Student Wellbeing: What did it look like in 2020?

Jack Wood

For most, 2020 will go down as either a year to forget or a year to learn from, depending on which “glass half full/empty” outlook we choose to adopt. All schools certainly faced some tough challenges to hurdle, like the sudden switch to online learning, international students being stranded, boarders needing to be sent home and the sanitising routines we all grew to know (and probably despise).

From the resilience we witnessed on display at our partner schools, we think we can safely say that schools embodied a “glass half full” attitude, taking onboard the learnings from last year and improving because of them. At Komodo, we certainly felt very inspired by the schools we work with and adopted the same outlook in everything we did last year and will continue to do so moving forward.

As we took a moment to review last year, we thought it a great idea to use our data to pull together a report to show you what student wellbeing looked like across independent schools in 2020.

Unsurprisingly, high stress levels were the most common issue reported on Komodo, contributing to 15.2% of all student wellbeing issues reported. 50% of students recorded that they experienced serious mental stress at some point. Stress was then followed by poor sleep quality and sleep duration, which contributed to 12% and 9.1% of wellbeing issues respectively.

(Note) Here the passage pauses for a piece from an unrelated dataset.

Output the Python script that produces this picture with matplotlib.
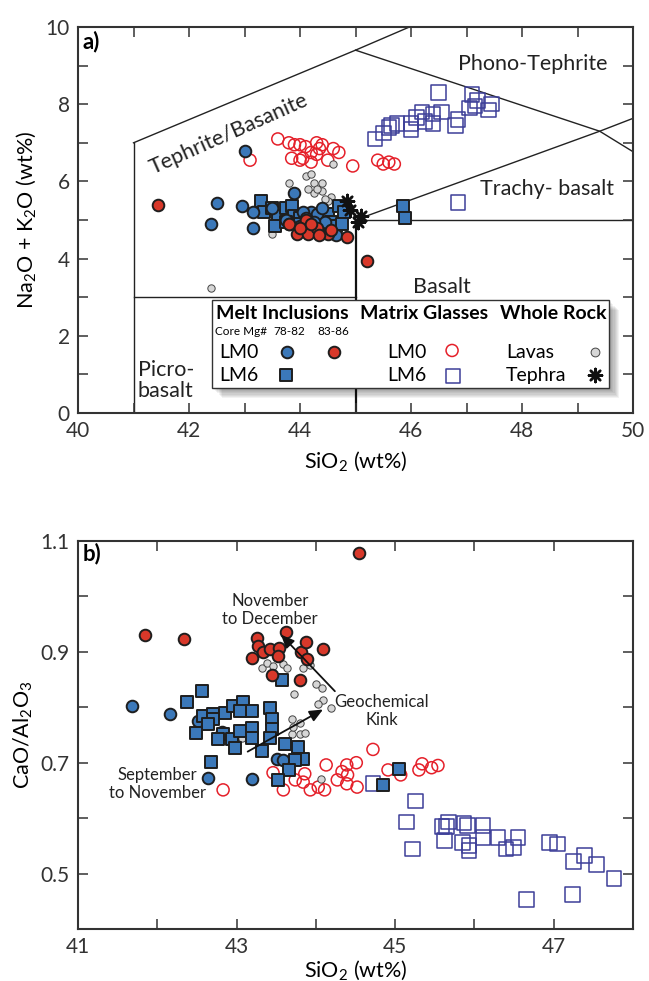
import numpy as np
import matplotlib
matplotlib.use('Agg')
import matplotlib.pyplot as plt
from matplotlib.patches import Rectangle
from matplotlib.ticker import MultipleLocator, FormatStrFormatter

plt.rcParams['font.family'] = ['Lato', 'DejaVu Sans']
plt.rcParams['mathtext.default'] = 'regular'
plt.rcParams['axes.edgecolor'] = '#333333'
plt.rcParams['xtick.color'] = '#333333'
plt.rcParams['ytick.color'] = '#333333'

# %% panel a: total alkali vs silica
# melt inclusions, LM0, core Mg# 78-82
a_mi0_lo_x = [43.0, 42.5, 42.95, 43.15, 42.4, 43.15, 43.9, 43.5, 44.2, 44.3, 43.75, 43.8, 44.5, 44.65, 44.45, 44.05, 44.4, 44.0, 44.1, 44.25]
a_mi0_lo_y = [6.8, 5.45, 5.35, 5.2, 4.9, 4.8, 5.7, 5.3, 5.2, 5.15, 5.0, 4.9, 4.75, 4.6, 4.95, 5.2, 5.3, 4.85, 5.05, 4.95]
# melt inclusions, LM0, core Mg# 83-86
a_mi0_hi_x = [41.45, 44.1, 43.95, 44.15, 44.3, 44.5, 44.55, 44.85, 45.2, 43.8, 44.35, 44.0, 44.2]
a_mi0_hi_y = [5.4, 5.0, 4.65, 4.65, 4.8, 4.65, 4.75, 4.55, 3.95, 4.9, 4.6, 4.8, 4.9]
# melt inclusions, LM6
a_mi6_x = [43.3, 43.35, 43.5, 43.6, 43.75, 43.85, 43.9, 44.0, 43.55, 43.75, 44.0, 44.3, 44.5, 44.55, 44.65, 44.7, 44.8, 44.75, 44.4, 45.85, 45.9]
a_mi6_y = [5.5, 5.2, 5.3, 5.1, 5.3, 5.35, 5.1, 5.05, 4.85, 4.95, 4.9, 4.95, 5.15, 4.95, 4.85, 5.35, 5.2, 4.9, 4.8, 5.35, 5.05]
# matrix glasses LM0 / LM6
a_mg0_x = [43.1, 43.6, 43.8, 44.0, 44.1, 44.3, 44.4, 44.6, 44.7, 43.85, 44.05, 44.3, 44.35, 44.5, 43.9, 44.2, 44.95, 45.4, 45.5, 45.6, 45.7, 44.0, 44.2]
a_mg0_y = [6.55, 7.1, 7.0, 6.95, 6.9, 7.0, 6.95, 6.85, 6.75, 6.6, 6.6, 6.7, 6.85, 6.55, 6.95, 6.75, 6.4, 6.55, 6.45, 6.5, 6.45, 6.55, 6.5]
a_mg6_x = [46.5, 47.1, 47.2, 47.45, 47.4, 47.15, 47.05, 46.85, 46.8, 46.55, 46.4, 46.2, 46.1, 46.0, 45.75, 45.65, 45.6, 45.5, 45.35, 46.4, 46.25, 46.0, 46.85]
a_mg6_y = [8.3, 8.25, 8.1, 8.0, 7.85, 7.95, 7.9, 7.6, 7.45, 7.8, 7.5, 7.8, 7.65, 7.5, 7.5, 7.45, 7.4, 7.25, 7.1, 7.75, 7.55, 7.35, 5.45]
# whole rock
a_lava_x = [44.6, 44.1, 44.2, 43.8, 44.25, 44.4, 44.25, 44.4, 44.55, 44.5, 43.5, 42.4, 44.3, 44.45, 44.15]
a_lava_y = [6.45, 6.15, 6.2, 5.95, 5.95, 5.95, 5.7, 5.75, 5.6, 5.5, 4.65, 3.25, 5.8, 5.55, 5.8]
a_teph_x = [44.85, 44.9, 45.1, 45.05]
a_teph_y = [5.5, 5.25, 5.1, 4.95]

# TAS field boundaries (Le Bas et al. 1986)
tas_lines = [
    [(41, 0), (41, 7)],
    [(41, 7), (45, 9.4), (48.4, 11.5)],
    [(41, 3), (45, 3)],
    [(45, 5), (52, 5)],
    [(45, 5), (49.4, 7.3), (53, 9.3)],
    [(45, 9.4), (49.4, 7.3), (52, 5)],
]
tas_fields = [
    ('Tephrite/Basanite', 42.72, 7.22, 24),
    ('Phono-Tephrite', 48.2, 9.05, 0),
    ('Trachy- basalt', 48.45, 5.8, 0),
    ('Basalt', 46.55, 3.27, 0),
]

# %% panel b: CaO/Al2O3 vs silica
b_mi0_lo_x = [41.68, 42.16, 42.51, 42.64, 43.19, 43.51, 43.59, 42.82]
b_mi0_lo_y = [0.802, 0.787, 0.776, 0.673, 0.671, 0.707, 0.705, 0.756]
b_mi0_hi_x = [44.54, 41.84, 42.34, 43.26, 43.27, 43.33, 43.42, 43.62, 43.53, 43.52, 43.2, 43.81, 43.88, 43.89, 44.09, 43.45, 43.8]
b_mi0_hi_y = [1.078, 0.931, 0.924, 0.925, 0.911, 0.9, 0.905, 0.935, 0.907, 0.893, 0.889, 0.9, 0.918, 0.887, 0.905, 0.858, 0.849]
b_mi6_x = [43.57, 42.56, 42.37, 42.58, 42.7, 42.85, 42.95, 43.08, 43.19, 43.04, 42.7, 42.64, 42.49, 42.83, 42.77, 42.94, 43.04,
           43.19, 43.19, 42.98, 42.68, 43.42, 43.45, 43.45, 43.42, 43.32, 43.61, 43.77, 43.84, 43.74, 43.66, 43.52, 45.05, 44.85]
b_mi6_y = [0.849, 0.83, 0.809, 0.784, 0.787, 0.789, 0.802, 0.81, 0.793, 0.794, 0.778, 0.769, 0.753, 0.751, 0.742, 0.742, 0.758,
           0.762, 0.744, 0.727, 0.702, 0.798, 0.778, 0.76, 0.744, 0.722, 0.733, 0.729, 0.707, 0.705, 0.687, 0.669, 0.689, 0.66]
b_lava_x = [43.32, 43.38, 43.46, 43.59, 43.64, 43.84, 43.93, 44.0, 44.08, 43.72, 44.09, 44.03, 44.19, 43.7, 43.8, 43.7, 43.8,
            43.86, 43.71, 44.06, 43.07]
b_lava_y = [0.871, 0.88, 0.875, 0.878, 0.871, 0.871, 0.876, 0.842, 0.835, 0.824, 0.813, 0.806, 0.799, 0.778, 0.771, 0.751, 0.751,
            0.753, 0.765, 0.671, 0.745]
b_mg0_x = [42.83, 43.46, 43.59, 43.74, 43.84, 43.86, 43.93, 44.03, 44.11, 44.13, 44.27, 44.33, 44.4, 44.39, 44.51, 44.52, 44.39,
           44.72, 44.91, 45.07, 45.3, 45.34, 45.46, 45.54]
b_mg0_y = [0.651, 0.682, 0.651, 0.669, 0.665, 0.68, 0.651, 0.656, 0.651, 0.696, 0.669, 0.684, 0.678, 0.696, 0.7, 0.656, 0.662,
           0.724, 0.687, 0.678, 0.687, 0.698, 0.691, 0.695]
b_mg6_x = [44.72, 45.26, 45.14, 45.22, 45.67, 45.59, 45.62, 45.65, 45.87, 45.91, 45.85, 45.93, 45.93, 46.11, 46.11, 46.3, 46.4,
           46.49, 46.55, 46.66, 46.95, 47.05, 47.25, 47.39, 47.24, 47.54, 47.76]
b_mg6_y = [0.662, 0.631, 0.593, 0.544, 0.593, 0.585, 0.56, 0.585, 0.591, 0.587, 0.556, 0.551, 0.542, 0.587, 0.565, 0.565, 0.544,
           0.547, 0.565, 0.453, 0.556, 0.553, 0.522, 0.533, 0.462, 0.516, 0.491]

# marker styles
BLUE = '#3b78b9'
RED = '#d8382a'
EDGE = '#1e1e1e'
ORED = '#e5202a'
OBLUE = '#3d3f98'
GREY = '#d6d6d6'

st_mi0_lo = dict(marker='o', s=70, c=BLUE, edgecolors=EDGE, linewidths=1.4)
st_mi0_hi = dict(marker='o', s=70, c=RED, edgecolors=EDGE, linewidths=1.4)
st_mi6 = dict(marker='s', s=75, c=BLUE, edgecolors=EDGE, linewidths=1.4)
st_mg0 = dict(marker='o', s=75, facecolors='none', edgecolors=ORED, linewidths=1.1)
st_mg6 = dict(marker='s', s=110, facecolors='none', edgecolors=OBLUE, linewidths=1.1)
st_lava = dict(marker='o', s=28, c=GREY, edgecolors='#444444', linewidths=0.7)
st_teph = dict(marker=(8, 2, 0), s=90, c='#111111', linewidths=1.8)


def style_axes(ax):
    for sp in ax.spines.values():
        sp.set_linewidth(1.5)
    ax.tick_params(which='both', direction='in', top=True, right=True, labelsize=15, width=1.1)
    ax.tick_params(which='major', length=7, pad=6)
    ax.tick_params(which='minor', length=7)


fig = plt.figure(figsize=(6.49, 9.81), dpi=100)

# ---------------- a) ----------------
ax = fig.add_axes([78 / 649, 1 - 413 / 981, 555 / 649, 386 / 981])
ax.set_xlim(40, 50)
ax.set_ylim(0, 10)
for seg in tas_lines:
    xs, ys = zip(*seg)
    ax.plot(xs, ys, color='#222222', lw=1.0, zorder=1)
ax.plot([45, 45], [0, 5], color='#111111', lw=1.6, zorder=1)
for name, tx, ty, rot in tas_fields:
    ax.text(tx, ty, name, fontsize=15.5, rotation=rot, ha='center', va='center', color='#222222')
ax.text(41.08, 0.85, 'Picro-\nbasalt', fontsize=15.5, ha='left', va='center', color='#222222', linespacing=1.05)

ax.scatter(a_mg0_x, a_mg0_y, zorder=2, **st_mg0)
ax.scatter(a_mg6_x, a_mg6_y, zorder=2, **st_mg6)
ax.scatter(a_lava_x, a_lava_y, zorder=3, **st_lava)
ax.scatter(a_mi6_x, a_mi6_y, zorder=4, **st_mi6)
ax.scatter(a_mi0_lo_x, a_mi0_lo_y, zorder=4, **st_mi0_lo)
ax.scatter(a_mi0_hi_x, a_mi0_hi_y, zorder=5, **st_mi0_hi)
ax.scatter(a_teph_x, a_teph_y, zorder=6, **st_teph)

ax.xaxis.set_major_locator(MultipleLocator(2))
ax.xaxis.set_minor_locator(MultipleLocator(1))
ax.yaxis.set_major_locator(MultipleLocator(2))
ax.yaxis.set_minor_locator(MultipleLocator(1))
style_axes(ax)
ax.set_xlabel('SiO$_2$ (wt%)', fontsize=15.5)
ax.set_ylabel('Na$_2$O + K$_2$O (wt%)', fontsize=15.5)
ax.xaxis.set_label_coords(0.5, -0.095)
ax.yaxis.set_label_coords(-0.072, 0.5)
ax.text(0.008, 0.962, 'a)', transform=ax.transAxes, fontsize=16, fontweight='bold', ha='left', va='center')

# legend box with soft drop shadow
lx0, ly0, lw_, lh_ = 0.2414, 0.0648, 0.7154, 0.2279
for k in range(1, 10):
    ax.add_patch(Rectangle((lx0 + k * 1.1 / 555, ly0 - k * 1.1 / 386), lw_, lh_, transform=ax.transAxes,
                           facecolor='#000000', alpha=0.05, edgecolor='none', zorder=8))
ax.add_patch(Rectangle((lx0, ly0), lw_, lh_, transform=ax.transAxes, facecolor='white',
                       edgecolor='#333333', lw=1.0, zorder=9))
T = ax.transAxes
hdr = dict(transform=T, fontsize=14, fontweight='bold', va='center', ha='left', zorder=10)
ax.text(0.248, 0.259, 'Melt Inclusions', **hdr)
ax.text(0.508, 0.259, 'Matrix Glasses', **hdr)
ax.text(0.760, 0.259, 'Whole Rock', **hdr)
sm = dict(transform=T, fontsize=8.5, va='center', zorder=10)
ax.text(0.246, 0.210, 'Core Mg#', ha='left', **sm)
ax.text(0.380, 0.210, '78-82', ha='center', **sm)
ax.text(0.460, 0.210, '83-86', ha='center', **sm)
row = dict(transform=T, fontsize=14, va='center', ha='left', zorder=10)
ax.text(0.254, 0.158, 'LM0', **row)
ax.text(0.254, 0.098, 'LM6', **row)
ax.text(0.557, 0.158, 'LM0', **row)
ax.text(0.557, 0.098, 'LM6', **row)
ax.text(0.771, 0.158, 'Lavas', **row)
ax.text(0.771, 0.098, 'Tephra', **row)
ax.scatter([0.377], [0.158], transform=T, zorder=11, **st_mi0_lo)
ax.scatter([0.461], [0.158], transform=T, zorder=11, **st_mi0_hi)
ax.scatter([0.375], [0.098], transform=T, zorder=11, **st_mi6)
ax.scatter([0.674], [0.162], transform=T, zorder=11, **st_mg0)
ax.scatter([0.676], [0.096], transform=T, zorder=11, **st_mg6)
ax.scatter([0.932], [0.158], transform=T, zorder=11, **dict(st_lava, s=40))
ax.scatter([0.932], [0.098], transform=T, zorder=11, **st_teph)

# ---------------- b) ----------------
bx = fig.add_axes([78 / 649, 1 - 929 / 981, 555 / 649, 388 / 981])
bx.set_xlim(41, 48)
bx.set_ylim(0.4, 1.1)
bx.scatter(b_mg0_x, b_mg0_y, zorder=2, **st_mg0)
bx.scatter(b_mg6_x, b_mg6_y, zorder=2, **st_mg6)
bx.scatter(b_lava_x, b_lava_y, zorder=3, **st_lava)
bx.scatter(b_mi0_lo_x, b_mi0_lo_y, zorder=4, **st_mi0_lo)
bx.scatter(b_mi6_x, b_mi6_y, zorder=4, **st_mi6)
bx.scatter(b_mi0_hi_x, b_mi0_hi_y, zorder=5, **st_mi0_hi)

arr = dict(arrowstyle='-|>,head_length=0.8,head_width=0.35', color='#111111', lw=1.3, shrinkA=0, shrinkB=0)
bx.annotate('', xy=(43.56, 0.931), xytext=(44.24, 0.829), arrowprops=arr, zorder=7)
bx.annotate('', xy=(44.09, 0.796), xytext=(43.14, 0.72), arrowprops=arr, zorder=7)
note = dict(fontsize=12, ha='center', va='center', color='#222222', linespacing=1.15, zorder=8)
bx.text(43.42, 0.975, 'November\nto December', **note)
bx.text(44.83, 0.793, 'Geochemical\nKink', **note)
bx.text(42.0, 0.662, 'September\nto November', **note)

bx.xaxis.set_major_locator(MultipleLocator(2))
bx.xaxis.set_minor_locator(MultipleLocator(1))
bx.yaxis.set_major_locator(MultipleLocator(0.2))
bx.yaxis.set_minor_locator(MultipleLocator(0.1))
bx.yaxis.set_major_formatter(FormatStrFormatter('%.1f'))
bx.set_xticks([41, 43, 45, 47])
bx.set_yticks([0.5, 0.7, 0.9, 1.1])
style_axes(bx)
bx.set_xlabel('SiO$_2$ (wt%)', fontsize=15.5)
bx.set_ylabel('CaO/Al$_2$O$_3$', fontsize=15.5)
bx.xaxis.set_label_coords(0.5, -0.075)
bx.yaxis.set_label_coords(-0.078, 0.5)
bx.text(0.008, 0.969, 'b)', transform=bx.transAxes, fontsize=16, fontweight='bold', ha='left', va='center')

fig.savefig('out.png', dpi=100)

Additionally, these three issues often coincided with one another, suggesting even stronger correlations between stress and sleep concerns. Off the back of this, our youth psychologist will be discussing how to encourage better sleep hygiene throughout the year as it will be a key area for schools to address.

The makeup of wellbeing issues varied slightly by gender, with energy issues making up 9% of all wellbeing issues for boys, while girls had greater struggles with the amount of sleep they were getting. Academic struggles were a problem for both boys and girls, with it contributing to 9% of all female wellbeing issues and 8% for the boys.

Last year saw us introduce Komodo’s new check-in system, which intelligently highlights students that are specifically facing higher priority wellbeing problems that require staff intervention. On average, we saw that approximately five critical student check-ins were recommended per school on a weekly basis. When equipped with that information, pastoral care staff were able to proactively check-in with students and prevent serious wellbeing problems. On average, the immediate wellbeing concern was resolved within one day of the issue being identified by Komodo. That’s an incredibly impressive statistic and reflects just how quickly pastoral staff can react to student problems once they surface.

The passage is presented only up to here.